Written problem:
Exactly the lines between the line containing "Reproduce this diagram with TikZ." and the line containing "(ts) at (267,138);", together with those two lines, are to be output.

Dataset records:

-*-

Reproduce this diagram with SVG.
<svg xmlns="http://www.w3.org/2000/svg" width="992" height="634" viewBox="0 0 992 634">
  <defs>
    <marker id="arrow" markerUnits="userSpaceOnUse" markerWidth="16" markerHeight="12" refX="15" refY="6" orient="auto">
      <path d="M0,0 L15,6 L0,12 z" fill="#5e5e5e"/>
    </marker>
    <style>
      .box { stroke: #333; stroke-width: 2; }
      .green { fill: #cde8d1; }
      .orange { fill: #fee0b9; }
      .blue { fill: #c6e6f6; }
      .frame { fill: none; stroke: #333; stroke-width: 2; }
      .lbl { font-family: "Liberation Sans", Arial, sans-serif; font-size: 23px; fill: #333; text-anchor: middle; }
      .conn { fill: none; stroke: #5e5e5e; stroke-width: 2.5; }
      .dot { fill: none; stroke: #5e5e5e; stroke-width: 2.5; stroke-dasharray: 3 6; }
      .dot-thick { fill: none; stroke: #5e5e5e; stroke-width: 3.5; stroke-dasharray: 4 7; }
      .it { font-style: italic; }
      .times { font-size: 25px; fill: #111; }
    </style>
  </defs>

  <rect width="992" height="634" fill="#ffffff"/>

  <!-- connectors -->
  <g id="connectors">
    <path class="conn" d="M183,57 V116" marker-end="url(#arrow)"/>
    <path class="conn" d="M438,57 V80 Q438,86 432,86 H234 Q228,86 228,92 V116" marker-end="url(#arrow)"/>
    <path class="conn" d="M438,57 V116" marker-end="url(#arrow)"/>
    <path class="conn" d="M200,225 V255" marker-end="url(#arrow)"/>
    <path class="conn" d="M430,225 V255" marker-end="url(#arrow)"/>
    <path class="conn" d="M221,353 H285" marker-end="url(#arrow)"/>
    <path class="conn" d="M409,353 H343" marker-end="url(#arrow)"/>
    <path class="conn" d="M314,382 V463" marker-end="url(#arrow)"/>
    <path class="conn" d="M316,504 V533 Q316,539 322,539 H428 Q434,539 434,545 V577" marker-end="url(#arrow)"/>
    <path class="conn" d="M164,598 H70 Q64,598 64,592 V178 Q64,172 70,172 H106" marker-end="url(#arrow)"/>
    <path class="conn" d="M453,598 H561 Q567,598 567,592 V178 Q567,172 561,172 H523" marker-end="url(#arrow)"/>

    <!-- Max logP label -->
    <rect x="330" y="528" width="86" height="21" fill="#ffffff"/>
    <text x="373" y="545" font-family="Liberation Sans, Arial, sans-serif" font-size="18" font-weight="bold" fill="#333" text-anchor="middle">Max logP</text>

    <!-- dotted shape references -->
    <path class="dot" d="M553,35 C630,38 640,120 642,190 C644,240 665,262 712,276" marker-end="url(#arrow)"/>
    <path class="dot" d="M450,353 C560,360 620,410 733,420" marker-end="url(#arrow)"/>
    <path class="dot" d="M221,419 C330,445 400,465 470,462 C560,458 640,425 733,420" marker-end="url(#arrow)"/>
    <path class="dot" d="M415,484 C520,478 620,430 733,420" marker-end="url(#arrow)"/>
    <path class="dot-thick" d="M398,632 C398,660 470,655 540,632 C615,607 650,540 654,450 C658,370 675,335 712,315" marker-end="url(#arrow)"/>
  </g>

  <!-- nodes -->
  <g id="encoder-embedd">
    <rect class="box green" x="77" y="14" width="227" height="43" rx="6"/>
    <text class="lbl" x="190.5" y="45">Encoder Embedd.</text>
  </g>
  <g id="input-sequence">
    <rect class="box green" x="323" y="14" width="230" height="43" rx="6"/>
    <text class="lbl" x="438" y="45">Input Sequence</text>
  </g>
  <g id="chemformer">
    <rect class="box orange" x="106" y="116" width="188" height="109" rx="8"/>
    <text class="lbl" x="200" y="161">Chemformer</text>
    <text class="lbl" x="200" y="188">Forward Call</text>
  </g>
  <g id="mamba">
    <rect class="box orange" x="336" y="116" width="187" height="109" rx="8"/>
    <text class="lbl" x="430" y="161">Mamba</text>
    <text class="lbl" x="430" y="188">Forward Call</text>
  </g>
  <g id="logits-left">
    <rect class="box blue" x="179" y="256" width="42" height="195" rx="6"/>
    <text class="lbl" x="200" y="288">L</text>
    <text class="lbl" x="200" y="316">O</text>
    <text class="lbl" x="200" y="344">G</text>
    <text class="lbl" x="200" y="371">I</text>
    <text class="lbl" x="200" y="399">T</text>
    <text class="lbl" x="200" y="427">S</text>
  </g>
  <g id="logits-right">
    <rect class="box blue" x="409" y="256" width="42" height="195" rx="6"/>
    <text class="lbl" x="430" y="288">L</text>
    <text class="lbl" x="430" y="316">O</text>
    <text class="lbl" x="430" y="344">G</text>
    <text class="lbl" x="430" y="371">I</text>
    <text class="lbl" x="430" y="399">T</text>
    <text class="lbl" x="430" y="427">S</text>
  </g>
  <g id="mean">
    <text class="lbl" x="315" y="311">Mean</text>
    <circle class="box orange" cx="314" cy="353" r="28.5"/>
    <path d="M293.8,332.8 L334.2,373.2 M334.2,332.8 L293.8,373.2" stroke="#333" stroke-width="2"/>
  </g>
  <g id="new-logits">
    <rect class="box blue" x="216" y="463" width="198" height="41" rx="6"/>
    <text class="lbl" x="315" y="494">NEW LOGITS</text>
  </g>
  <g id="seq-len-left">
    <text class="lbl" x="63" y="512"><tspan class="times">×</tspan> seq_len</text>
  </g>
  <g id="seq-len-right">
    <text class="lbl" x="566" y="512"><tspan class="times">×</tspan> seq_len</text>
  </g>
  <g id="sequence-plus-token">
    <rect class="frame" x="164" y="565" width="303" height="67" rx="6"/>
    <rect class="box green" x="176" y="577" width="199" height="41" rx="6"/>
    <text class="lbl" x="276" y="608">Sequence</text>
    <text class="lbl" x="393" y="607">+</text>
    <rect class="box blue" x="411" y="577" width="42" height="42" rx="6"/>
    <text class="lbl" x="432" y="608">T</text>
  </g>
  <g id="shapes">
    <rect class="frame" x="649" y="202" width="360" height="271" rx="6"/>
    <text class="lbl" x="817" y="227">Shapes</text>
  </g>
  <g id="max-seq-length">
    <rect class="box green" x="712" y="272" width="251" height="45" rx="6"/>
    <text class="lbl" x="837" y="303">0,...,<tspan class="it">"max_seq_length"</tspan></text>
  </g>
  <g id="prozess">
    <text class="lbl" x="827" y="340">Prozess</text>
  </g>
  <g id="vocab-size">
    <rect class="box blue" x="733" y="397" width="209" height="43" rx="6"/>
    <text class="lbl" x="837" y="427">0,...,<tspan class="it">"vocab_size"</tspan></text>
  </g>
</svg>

-*-

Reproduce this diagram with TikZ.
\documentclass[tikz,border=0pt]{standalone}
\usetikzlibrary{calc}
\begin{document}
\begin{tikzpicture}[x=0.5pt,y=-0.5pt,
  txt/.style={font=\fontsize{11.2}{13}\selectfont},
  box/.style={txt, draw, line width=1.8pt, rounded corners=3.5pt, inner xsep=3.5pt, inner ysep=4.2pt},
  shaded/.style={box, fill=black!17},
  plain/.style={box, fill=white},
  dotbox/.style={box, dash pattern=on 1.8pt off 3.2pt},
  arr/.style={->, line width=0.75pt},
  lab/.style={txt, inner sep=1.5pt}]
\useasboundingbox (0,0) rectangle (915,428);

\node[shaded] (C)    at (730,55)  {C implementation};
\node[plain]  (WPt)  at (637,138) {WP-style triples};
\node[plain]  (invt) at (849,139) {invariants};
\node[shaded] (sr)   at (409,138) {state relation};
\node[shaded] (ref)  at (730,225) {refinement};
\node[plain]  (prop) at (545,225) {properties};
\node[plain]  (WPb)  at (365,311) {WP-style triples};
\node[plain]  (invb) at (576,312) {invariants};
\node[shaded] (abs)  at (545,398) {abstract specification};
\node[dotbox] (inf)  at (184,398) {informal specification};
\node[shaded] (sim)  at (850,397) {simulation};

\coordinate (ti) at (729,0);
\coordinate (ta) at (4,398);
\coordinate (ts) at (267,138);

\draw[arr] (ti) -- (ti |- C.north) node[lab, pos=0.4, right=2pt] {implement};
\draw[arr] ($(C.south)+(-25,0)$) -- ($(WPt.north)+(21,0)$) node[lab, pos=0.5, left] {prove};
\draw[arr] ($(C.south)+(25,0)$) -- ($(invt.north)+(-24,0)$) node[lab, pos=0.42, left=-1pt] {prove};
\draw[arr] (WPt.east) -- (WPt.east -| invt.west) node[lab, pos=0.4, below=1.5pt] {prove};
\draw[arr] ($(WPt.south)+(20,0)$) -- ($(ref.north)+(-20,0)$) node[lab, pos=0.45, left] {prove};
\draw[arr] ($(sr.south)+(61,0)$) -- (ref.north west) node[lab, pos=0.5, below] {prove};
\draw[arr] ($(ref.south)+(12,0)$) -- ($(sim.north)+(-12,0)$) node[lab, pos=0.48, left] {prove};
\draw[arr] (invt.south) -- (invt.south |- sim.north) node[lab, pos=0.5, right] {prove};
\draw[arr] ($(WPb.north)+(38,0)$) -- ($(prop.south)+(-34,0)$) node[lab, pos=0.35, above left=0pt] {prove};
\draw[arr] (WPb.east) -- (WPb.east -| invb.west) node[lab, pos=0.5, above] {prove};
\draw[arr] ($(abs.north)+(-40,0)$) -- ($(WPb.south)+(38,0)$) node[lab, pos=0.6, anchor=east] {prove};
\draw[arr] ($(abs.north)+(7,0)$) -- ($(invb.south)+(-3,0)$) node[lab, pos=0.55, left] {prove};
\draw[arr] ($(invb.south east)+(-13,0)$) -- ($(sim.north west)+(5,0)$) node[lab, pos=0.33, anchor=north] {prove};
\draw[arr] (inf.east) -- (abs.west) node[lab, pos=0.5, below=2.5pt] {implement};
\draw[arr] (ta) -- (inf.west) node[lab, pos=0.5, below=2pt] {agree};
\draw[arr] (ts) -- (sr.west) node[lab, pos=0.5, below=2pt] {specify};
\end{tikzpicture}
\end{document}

-*-

Reply:
Reproduce this diagram with TikZ.
\documentclass[tikz,border=0pt]{standalone}
\usetikzlibrary{calc}
\begin{document}
\begin{tikzpicture}[x=0.5pt,y=-0.5pt,
  txt/.style={font=\fontsize{11.2}{13}\selectfont},
  box/.style={txt, draw, line width=1.8pt, rounded corners=3.5pt, inner xsep=3.5pt, inner ysep=4.2pt},
  shaded/.style={box, fill=black!17},
  plain/.style={box, fill=white},
  dotbox/.style={box, dash pattern=on 1.8pt off 3.2pt},
  arr/.style={->, line width=0.75pt},
  lab/.style={txt, inner sep=1.5pt}]
\useasboundingbox (0,0) rectangle (915,428);

\node[shaded] (C)    at (730,55)  {C implementation};
\node[plain]  (WPt)  at (637,138) {WP-style triples};
\node[plain]  (invt) at (849,139) {invariants};
\node[shaded] (sr)   at (409,138) {state relation};
\node[shaded] (ref)  at (730,225) {refinement};
\node[plain]  (prop) at (545,225) {properties};
\node[plain]  (WPb)  at (365,311) {WP-style triples};
\node[plain]  (invb) at (576,312) {invariants};
\node[shaded] (abs)  at (545,398) {abstract specification};
\node[dotbox] (inf)  at (184,398) {informal specification};
\node[shaded] (sim)  at (850,397) {simulation};

\coordinate (ti) at (729,0);
\coordinate (ta) at (4,398);
\coordinate (ts) at (267,138);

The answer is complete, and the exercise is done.